When evaluating Hong Kong VPS offerings, consider:

  • Network throughput and unmetered vs metered bandwidth: Virtual tours can be bandwidth-heavy — prioritize plans with high outbound throughput or generous bandwidth caps.
  • Disk type and IOPS: NVMe SSDs with high IOPS improve tile serving and on-demand tile generation performance.
  • CPU and bursting: Look for dedicated vCPU or guaranteed CPU shares for consistent rendering performance.
  • Snapshots and backup options: Quick snapshots are helpful for deployments and rollback during content updates.
  • Control panel and API: An API-driven VPS provider speeds automation for scaling and deployment tasks.

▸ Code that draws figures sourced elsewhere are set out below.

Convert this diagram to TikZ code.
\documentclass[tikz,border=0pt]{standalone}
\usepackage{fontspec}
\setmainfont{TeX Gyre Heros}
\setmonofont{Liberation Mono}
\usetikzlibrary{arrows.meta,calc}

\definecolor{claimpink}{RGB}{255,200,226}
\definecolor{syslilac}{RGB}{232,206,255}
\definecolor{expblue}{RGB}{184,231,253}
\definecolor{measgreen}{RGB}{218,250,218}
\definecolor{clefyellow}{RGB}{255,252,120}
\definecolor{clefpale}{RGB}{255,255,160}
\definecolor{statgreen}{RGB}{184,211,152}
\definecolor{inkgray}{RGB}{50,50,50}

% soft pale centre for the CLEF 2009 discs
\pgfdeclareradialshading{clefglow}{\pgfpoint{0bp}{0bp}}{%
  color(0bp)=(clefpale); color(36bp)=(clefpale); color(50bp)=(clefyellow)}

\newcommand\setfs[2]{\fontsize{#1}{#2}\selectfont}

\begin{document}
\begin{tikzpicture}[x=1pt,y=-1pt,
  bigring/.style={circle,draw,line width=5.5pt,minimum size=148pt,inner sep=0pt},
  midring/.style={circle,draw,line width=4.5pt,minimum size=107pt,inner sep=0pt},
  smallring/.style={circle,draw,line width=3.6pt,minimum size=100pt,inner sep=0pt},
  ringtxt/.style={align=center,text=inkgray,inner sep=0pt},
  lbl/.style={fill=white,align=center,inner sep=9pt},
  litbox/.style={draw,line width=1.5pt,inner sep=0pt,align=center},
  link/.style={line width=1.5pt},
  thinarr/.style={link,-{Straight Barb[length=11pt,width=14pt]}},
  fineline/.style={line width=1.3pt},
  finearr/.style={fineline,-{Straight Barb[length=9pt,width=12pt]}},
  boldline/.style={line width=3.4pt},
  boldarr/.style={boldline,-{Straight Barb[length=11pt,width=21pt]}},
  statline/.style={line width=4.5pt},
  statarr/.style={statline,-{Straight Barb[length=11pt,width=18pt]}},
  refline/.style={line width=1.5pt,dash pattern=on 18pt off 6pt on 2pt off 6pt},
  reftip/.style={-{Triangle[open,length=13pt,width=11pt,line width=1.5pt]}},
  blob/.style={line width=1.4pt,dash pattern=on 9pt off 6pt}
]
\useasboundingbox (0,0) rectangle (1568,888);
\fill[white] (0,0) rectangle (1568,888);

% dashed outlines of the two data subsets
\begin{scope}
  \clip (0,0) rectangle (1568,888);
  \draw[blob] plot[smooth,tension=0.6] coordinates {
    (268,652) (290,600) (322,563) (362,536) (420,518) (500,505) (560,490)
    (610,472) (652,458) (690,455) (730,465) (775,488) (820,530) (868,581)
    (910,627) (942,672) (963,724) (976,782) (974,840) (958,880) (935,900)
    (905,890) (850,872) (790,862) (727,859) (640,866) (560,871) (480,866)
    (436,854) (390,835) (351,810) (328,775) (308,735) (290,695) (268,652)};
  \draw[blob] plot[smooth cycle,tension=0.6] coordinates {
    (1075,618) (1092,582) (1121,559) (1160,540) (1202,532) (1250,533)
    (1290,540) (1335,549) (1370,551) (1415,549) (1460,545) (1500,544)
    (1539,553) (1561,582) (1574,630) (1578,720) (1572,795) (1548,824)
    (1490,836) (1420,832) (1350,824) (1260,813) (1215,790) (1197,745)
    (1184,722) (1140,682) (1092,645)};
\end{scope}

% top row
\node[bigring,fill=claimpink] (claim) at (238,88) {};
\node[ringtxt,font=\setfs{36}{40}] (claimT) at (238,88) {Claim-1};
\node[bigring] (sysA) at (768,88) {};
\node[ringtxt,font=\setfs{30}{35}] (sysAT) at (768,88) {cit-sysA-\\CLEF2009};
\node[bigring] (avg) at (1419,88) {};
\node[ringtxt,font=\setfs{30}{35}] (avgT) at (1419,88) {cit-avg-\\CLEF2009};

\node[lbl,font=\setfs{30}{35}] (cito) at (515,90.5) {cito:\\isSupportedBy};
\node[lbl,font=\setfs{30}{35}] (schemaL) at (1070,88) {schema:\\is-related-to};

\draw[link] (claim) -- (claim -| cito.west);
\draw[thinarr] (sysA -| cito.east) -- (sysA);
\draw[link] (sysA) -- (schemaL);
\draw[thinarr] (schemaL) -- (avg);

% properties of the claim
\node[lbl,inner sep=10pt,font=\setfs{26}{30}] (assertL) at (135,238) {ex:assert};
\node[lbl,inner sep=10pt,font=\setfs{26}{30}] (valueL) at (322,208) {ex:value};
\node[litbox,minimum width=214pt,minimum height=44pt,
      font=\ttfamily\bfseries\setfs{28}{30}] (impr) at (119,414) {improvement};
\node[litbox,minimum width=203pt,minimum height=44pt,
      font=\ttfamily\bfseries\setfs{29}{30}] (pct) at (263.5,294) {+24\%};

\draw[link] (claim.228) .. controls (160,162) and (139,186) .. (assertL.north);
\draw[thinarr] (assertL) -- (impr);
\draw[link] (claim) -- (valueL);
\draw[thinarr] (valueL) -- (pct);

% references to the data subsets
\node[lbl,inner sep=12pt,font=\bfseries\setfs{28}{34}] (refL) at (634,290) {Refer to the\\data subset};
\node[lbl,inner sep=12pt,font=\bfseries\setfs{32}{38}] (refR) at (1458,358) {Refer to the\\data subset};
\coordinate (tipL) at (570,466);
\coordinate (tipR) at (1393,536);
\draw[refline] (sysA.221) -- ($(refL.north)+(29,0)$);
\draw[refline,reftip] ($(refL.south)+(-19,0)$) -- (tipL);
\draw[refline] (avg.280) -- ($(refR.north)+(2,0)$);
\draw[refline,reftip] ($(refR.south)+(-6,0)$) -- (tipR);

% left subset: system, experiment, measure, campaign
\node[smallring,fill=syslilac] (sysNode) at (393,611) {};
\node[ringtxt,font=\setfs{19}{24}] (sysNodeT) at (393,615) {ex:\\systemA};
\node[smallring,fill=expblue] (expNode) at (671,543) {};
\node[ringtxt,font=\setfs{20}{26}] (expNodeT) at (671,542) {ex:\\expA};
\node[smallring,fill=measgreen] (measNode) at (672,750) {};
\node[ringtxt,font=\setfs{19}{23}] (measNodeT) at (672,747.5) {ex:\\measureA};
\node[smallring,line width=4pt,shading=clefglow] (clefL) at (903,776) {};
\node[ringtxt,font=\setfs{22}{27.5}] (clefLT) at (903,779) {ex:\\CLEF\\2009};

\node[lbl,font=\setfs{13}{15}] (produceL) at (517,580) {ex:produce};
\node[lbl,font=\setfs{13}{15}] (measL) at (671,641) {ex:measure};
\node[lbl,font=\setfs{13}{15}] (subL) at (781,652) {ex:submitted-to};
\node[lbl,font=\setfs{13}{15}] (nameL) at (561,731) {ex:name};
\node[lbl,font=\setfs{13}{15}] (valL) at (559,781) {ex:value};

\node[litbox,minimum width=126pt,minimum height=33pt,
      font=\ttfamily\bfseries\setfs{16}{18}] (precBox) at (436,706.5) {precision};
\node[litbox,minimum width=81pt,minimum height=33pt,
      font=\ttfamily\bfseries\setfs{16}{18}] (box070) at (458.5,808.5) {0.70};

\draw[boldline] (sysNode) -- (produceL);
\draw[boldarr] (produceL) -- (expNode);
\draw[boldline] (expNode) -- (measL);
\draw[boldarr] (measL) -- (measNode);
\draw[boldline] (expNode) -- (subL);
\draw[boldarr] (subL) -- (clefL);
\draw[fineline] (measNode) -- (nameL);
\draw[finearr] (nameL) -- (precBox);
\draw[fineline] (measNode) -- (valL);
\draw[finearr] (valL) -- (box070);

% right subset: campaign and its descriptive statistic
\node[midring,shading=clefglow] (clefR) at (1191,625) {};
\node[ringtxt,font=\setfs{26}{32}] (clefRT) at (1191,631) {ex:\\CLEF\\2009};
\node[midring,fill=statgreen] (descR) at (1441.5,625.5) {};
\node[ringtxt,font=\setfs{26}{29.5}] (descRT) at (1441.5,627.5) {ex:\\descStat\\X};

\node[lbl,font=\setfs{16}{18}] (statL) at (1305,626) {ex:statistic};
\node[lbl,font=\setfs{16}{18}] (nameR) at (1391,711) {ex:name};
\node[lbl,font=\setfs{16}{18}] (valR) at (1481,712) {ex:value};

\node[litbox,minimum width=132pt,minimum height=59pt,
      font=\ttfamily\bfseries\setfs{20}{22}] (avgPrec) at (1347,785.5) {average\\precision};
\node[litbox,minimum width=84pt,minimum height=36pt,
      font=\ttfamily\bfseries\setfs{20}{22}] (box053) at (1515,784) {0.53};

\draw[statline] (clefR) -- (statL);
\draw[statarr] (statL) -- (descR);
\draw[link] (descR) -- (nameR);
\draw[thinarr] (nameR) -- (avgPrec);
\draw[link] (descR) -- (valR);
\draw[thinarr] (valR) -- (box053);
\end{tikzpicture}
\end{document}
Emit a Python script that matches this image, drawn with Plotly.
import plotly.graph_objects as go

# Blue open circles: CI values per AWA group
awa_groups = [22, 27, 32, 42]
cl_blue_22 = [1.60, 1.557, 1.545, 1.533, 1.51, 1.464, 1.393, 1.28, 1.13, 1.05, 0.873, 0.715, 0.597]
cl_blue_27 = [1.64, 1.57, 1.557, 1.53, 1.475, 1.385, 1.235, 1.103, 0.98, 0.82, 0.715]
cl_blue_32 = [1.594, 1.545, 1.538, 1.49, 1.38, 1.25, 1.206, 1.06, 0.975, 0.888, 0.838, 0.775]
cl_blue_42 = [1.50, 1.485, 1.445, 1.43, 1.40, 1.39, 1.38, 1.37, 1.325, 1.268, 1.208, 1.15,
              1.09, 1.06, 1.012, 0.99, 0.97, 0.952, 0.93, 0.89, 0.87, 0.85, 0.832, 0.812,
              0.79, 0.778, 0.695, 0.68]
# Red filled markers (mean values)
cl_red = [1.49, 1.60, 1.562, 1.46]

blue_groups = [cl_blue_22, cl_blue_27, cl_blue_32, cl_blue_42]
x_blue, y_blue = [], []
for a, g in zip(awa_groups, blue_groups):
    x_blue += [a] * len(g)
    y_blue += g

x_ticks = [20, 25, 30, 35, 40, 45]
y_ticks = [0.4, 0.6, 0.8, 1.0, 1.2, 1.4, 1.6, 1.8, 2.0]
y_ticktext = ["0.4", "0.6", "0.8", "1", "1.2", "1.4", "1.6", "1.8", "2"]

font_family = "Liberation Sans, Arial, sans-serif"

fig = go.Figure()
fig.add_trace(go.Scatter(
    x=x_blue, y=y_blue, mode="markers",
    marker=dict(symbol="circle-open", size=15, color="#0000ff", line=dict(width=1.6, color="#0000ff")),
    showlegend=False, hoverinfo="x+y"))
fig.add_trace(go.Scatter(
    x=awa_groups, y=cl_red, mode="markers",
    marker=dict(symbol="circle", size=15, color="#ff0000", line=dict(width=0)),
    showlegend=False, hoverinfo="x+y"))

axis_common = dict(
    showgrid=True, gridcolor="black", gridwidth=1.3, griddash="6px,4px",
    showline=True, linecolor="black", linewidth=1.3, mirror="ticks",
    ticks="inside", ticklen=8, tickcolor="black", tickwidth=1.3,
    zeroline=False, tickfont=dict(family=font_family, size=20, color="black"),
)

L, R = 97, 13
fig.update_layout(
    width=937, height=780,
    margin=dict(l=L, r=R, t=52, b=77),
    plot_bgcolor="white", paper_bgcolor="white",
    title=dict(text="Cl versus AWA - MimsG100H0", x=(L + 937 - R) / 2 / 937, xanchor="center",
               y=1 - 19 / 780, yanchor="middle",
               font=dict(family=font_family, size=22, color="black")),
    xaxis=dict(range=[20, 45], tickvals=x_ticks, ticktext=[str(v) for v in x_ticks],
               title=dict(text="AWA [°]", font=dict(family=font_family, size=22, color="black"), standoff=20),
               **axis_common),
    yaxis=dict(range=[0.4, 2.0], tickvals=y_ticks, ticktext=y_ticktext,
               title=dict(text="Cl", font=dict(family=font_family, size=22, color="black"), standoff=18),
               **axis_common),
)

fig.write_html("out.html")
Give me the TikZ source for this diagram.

For teams with globally distributed audiences, hybrid strategies also work well: use a Hong Kong VPS as the primary origin for APAC, edge CDN points for static tiles, and a US VPS for North American traffic to balance latency and costs.

Summary

Deploying virtual tour software on a Hong Kong VPS is an effective way to deliver low-latency, high-quality experiences to APAC users. Focus on optimized asset delivery (tiling, HTTP/2/3, compression), robust security (TLS, WAF), and proper resource selection (NVMe storage, dedicated CPU) to achieve consistent performance. Compare a Hong Kong Server with US VPS/US Server options based on audience geography, bandwidth needs, and compliance requirements. With careful configuration — Nginx tuning, CDN integration, monitoring, and automated backups — a Hong Kong VPS becomes a reliable origin for immersive virtual tours.